══ THE INPUT

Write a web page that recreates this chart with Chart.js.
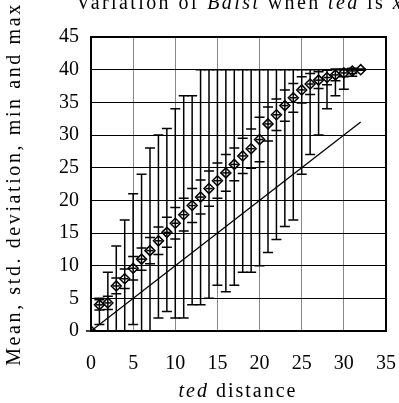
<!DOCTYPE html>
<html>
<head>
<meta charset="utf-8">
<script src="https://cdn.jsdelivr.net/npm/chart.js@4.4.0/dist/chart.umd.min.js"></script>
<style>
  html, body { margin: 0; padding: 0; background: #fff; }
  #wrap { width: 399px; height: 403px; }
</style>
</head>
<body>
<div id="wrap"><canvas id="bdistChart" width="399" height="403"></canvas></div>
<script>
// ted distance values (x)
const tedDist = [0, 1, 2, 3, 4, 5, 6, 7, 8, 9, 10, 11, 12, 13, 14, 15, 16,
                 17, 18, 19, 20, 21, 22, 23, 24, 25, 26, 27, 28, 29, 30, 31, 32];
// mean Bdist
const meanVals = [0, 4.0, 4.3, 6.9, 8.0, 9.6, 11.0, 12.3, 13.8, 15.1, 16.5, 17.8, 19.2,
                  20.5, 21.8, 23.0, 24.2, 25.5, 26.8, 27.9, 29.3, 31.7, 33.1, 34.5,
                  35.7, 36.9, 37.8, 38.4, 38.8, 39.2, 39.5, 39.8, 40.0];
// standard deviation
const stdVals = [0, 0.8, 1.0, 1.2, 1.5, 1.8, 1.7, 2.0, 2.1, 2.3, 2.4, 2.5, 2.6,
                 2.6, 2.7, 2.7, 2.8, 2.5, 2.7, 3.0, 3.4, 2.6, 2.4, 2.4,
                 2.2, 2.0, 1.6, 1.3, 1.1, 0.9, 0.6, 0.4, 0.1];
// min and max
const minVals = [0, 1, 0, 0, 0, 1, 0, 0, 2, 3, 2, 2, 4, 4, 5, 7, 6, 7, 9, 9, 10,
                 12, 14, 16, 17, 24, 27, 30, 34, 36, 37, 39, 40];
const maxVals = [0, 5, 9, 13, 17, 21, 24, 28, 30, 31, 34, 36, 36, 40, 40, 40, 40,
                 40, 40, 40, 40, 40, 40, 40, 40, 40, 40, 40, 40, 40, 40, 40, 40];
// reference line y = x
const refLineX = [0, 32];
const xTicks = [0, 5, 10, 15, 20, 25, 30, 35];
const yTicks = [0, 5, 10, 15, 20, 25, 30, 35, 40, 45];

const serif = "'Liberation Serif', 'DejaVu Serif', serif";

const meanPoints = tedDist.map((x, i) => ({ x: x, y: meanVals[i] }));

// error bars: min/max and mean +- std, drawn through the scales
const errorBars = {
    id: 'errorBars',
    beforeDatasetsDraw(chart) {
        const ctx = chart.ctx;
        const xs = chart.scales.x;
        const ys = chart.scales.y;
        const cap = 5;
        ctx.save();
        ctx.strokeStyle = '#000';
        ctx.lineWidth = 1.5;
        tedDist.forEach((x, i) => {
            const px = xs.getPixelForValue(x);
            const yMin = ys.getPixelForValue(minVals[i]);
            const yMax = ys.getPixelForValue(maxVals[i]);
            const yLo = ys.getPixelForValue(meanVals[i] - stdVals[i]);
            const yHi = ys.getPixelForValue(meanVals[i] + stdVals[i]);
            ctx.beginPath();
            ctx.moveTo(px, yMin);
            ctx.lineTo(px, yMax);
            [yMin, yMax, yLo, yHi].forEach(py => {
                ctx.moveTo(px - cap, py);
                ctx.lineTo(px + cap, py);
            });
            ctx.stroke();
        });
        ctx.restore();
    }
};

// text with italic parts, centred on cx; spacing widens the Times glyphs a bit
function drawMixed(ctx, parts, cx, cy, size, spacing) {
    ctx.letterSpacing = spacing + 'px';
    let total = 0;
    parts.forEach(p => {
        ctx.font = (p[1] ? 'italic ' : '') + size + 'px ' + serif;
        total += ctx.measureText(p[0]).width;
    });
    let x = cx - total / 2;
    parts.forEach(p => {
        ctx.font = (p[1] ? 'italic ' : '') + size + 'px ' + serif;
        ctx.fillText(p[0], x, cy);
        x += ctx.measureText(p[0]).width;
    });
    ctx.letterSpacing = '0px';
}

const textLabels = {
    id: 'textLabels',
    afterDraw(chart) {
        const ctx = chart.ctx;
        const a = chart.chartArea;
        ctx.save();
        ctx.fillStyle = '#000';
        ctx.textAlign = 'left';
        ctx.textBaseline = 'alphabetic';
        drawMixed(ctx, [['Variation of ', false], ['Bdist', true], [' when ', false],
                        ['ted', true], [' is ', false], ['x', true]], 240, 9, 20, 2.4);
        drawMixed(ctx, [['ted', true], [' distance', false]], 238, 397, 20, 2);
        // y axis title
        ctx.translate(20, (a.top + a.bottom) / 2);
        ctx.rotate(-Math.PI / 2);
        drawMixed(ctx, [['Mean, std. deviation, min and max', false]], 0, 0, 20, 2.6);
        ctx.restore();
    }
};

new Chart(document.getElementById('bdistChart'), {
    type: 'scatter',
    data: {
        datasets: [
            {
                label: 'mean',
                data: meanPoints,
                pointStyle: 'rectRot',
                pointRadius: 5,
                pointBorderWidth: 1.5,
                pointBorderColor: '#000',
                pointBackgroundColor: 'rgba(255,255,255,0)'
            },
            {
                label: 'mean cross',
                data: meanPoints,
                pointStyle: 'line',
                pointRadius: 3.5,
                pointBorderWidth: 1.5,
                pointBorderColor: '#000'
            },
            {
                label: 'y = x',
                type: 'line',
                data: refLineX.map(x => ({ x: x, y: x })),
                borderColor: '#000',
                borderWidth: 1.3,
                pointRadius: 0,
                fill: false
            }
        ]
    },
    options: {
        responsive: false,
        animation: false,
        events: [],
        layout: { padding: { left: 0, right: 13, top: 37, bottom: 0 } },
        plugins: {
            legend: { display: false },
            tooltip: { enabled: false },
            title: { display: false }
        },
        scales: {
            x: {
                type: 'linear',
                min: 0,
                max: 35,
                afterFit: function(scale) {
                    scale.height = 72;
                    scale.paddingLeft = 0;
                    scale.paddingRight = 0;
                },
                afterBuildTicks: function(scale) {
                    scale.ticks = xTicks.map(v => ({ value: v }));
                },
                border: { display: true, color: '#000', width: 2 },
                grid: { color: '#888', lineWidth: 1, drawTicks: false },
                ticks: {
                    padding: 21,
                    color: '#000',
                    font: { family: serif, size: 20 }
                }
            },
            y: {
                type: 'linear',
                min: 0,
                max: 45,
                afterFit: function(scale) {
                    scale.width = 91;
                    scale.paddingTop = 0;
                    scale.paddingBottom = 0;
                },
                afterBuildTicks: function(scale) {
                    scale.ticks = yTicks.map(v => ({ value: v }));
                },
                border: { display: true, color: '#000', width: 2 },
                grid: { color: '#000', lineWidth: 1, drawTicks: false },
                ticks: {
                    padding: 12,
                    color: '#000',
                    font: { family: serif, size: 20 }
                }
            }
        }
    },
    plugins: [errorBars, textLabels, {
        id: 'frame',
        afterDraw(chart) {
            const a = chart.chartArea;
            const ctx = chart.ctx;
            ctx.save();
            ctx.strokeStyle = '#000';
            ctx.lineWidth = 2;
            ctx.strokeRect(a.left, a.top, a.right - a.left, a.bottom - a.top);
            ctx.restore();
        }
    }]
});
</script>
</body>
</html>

════
══ THE INPUT

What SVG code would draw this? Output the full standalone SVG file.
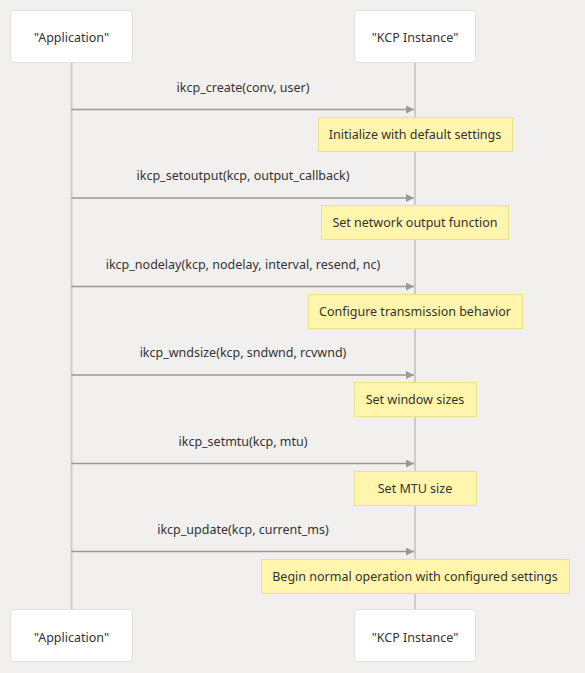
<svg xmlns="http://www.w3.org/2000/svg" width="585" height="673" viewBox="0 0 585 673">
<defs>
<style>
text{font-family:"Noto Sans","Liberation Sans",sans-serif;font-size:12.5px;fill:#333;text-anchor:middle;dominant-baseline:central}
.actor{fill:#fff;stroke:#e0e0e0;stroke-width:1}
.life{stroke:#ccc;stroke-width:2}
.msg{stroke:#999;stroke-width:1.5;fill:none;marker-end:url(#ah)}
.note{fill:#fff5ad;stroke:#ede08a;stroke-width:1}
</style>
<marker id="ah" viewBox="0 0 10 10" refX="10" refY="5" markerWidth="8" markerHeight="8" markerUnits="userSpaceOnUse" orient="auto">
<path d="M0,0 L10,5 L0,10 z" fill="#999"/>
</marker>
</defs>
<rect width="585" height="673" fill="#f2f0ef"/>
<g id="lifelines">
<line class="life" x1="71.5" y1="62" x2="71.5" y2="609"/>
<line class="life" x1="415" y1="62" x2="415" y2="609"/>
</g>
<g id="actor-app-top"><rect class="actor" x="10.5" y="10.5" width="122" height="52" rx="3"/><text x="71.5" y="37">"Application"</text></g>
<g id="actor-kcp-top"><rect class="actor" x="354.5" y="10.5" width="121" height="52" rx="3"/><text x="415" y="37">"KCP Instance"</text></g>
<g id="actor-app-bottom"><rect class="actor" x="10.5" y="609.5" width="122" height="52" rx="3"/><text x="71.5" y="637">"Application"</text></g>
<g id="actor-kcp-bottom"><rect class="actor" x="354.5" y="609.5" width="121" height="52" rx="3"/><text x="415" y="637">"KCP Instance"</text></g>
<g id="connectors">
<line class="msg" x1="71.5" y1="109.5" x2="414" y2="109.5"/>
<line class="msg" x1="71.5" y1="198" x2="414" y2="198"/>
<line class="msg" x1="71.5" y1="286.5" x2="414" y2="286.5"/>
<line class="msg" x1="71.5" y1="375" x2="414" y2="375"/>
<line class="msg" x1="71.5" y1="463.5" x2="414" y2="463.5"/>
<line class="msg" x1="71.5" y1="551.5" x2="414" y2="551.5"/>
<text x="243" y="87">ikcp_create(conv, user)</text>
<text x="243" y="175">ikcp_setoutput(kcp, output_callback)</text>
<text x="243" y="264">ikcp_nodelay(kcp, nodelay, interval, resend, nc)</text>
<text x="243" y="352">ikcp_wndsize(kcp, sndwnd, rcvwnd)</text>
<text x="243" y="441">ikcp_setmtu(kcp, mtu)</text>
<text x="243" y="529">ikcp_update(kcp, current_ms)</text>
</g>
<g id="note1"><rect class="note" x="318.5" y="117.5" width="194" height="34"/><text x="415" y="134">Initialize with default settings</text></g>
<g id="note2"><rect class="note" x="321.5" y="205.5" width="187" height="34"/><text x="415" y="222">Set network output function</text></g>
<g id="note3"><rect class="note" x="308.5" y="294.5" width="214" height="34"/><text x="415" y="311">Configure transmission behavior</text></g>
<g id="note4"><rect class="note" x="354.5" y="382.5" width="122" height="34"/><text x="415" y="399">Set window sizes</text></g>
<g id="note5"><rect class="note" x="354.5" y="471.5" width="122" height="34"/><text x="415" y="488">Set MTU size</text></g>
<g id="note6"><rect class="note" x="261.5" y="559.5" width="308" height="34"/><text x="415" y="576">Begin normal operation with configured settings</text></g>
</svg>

════
══ THE INPUT

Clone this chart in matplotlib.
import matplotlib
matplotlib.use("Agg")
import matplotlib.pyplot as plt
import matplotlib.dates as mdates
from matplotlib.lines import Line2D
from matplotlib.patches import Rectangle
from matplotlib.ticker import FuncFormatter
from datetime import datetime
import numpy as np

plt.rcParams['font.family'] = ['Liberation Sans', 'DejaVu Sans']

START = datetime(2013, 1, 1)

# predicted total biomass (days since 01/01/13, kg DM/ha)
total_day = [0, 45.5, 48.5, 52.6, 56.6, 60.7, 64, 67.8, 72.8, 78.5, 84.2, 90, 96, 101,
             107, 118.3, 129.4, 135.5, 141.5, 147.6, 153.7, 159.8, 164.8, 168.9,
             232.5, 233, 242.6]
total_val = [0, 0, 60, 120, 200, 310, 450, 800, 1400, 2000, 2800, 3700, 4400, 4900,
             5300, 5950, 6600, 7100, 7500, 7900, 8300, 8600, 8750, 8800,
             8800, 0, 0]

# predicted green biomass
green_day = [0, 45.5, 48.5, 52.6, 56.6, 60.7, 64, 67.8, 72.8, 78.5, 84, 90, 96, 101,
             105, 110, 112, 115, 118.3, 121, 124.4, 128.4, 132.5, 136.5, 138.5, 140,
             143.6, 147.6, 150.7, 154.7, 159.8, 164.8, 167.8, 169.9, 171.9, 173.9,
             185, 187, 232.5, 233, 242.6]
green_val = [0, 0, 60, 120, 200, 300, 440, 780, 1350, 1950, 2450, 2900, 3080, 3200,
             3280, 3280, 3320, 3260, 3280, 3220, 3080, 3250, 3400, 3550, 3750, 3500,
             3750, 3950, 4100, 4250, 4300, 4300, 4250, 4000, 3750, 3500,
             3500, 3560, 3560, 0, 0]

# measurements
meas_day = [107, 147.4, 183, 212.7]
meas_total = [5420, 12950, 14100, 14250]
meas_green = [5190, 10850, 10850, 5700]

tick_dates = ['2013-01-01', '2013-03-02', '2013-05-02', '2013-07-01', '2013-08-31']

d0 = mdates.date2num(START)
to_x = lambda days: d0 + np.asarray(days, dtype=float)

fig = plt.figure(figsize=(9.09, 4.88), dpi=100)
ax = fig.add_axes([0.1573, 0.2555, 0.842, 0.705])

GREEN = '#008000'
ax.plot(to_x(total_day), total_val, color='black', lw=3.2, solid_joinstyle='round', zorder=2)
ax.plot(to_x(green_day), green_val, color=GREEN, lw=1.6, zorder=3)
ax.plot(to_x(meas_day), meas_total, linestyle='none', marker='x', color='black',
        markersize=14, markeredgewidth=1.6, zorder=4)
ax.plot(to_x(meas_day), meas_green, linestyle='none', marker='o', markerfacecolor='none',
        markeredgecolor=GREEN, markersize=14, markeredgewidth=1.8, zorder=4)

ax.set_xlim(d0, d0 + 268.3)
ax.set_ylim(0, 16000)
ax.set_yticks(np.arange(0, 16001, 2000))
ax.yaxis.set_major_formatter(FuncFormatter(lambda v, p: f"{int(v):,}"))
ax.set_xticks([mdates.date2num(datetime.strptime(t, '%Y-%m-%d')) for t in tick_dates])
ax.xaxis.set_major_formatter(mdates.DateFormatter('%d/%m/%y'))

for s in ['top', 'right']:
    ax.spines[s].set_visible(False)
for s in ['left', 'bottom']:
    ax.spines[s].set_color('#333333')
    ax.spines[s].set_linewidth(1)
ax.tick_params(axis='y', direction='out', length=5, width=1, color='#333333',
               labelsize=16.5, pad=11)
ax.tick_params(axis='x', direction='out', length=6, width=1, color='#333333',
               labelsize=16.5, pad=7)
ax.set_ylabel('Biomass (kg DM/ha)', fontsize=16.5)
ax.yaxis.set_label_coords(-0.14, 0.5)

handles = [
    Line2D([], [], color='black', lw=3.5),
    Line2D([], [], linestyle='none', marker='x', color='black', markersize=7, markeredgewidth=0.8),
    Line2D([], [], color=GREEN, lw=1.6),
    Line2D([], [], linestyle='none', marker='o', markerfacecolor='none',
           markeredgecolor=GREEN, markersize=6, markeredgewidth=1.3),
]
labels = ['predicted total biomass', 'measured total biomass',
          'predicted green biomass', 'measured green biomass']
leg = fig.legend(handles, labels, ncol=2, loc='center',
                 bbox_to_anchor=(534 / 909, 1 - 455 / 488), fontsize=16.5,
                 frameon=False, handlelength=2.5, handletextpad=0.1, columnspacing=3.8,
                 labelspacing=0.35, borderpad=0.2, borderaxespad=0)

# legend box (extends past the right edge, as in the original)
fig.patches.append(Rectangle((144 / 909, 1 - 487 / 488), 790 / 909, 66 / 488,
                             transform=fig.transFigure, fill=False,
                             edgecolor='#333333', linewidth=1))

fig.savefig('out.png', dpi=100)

════

**SET TASK**
Search the lines for "matplotlib". Copy each line that has it.

**WORKED SOLUTION**
Clone this chart in matplotlib.
import matplotlib
matplotlib.use("Agg")
import matplotlib.pyplot as plt
import matplotlib.dates as mdates
from matplotlib.lines import Line2D
from matplotlib.patches import Rectangle
from matplotlib.ticker import FuncFormatter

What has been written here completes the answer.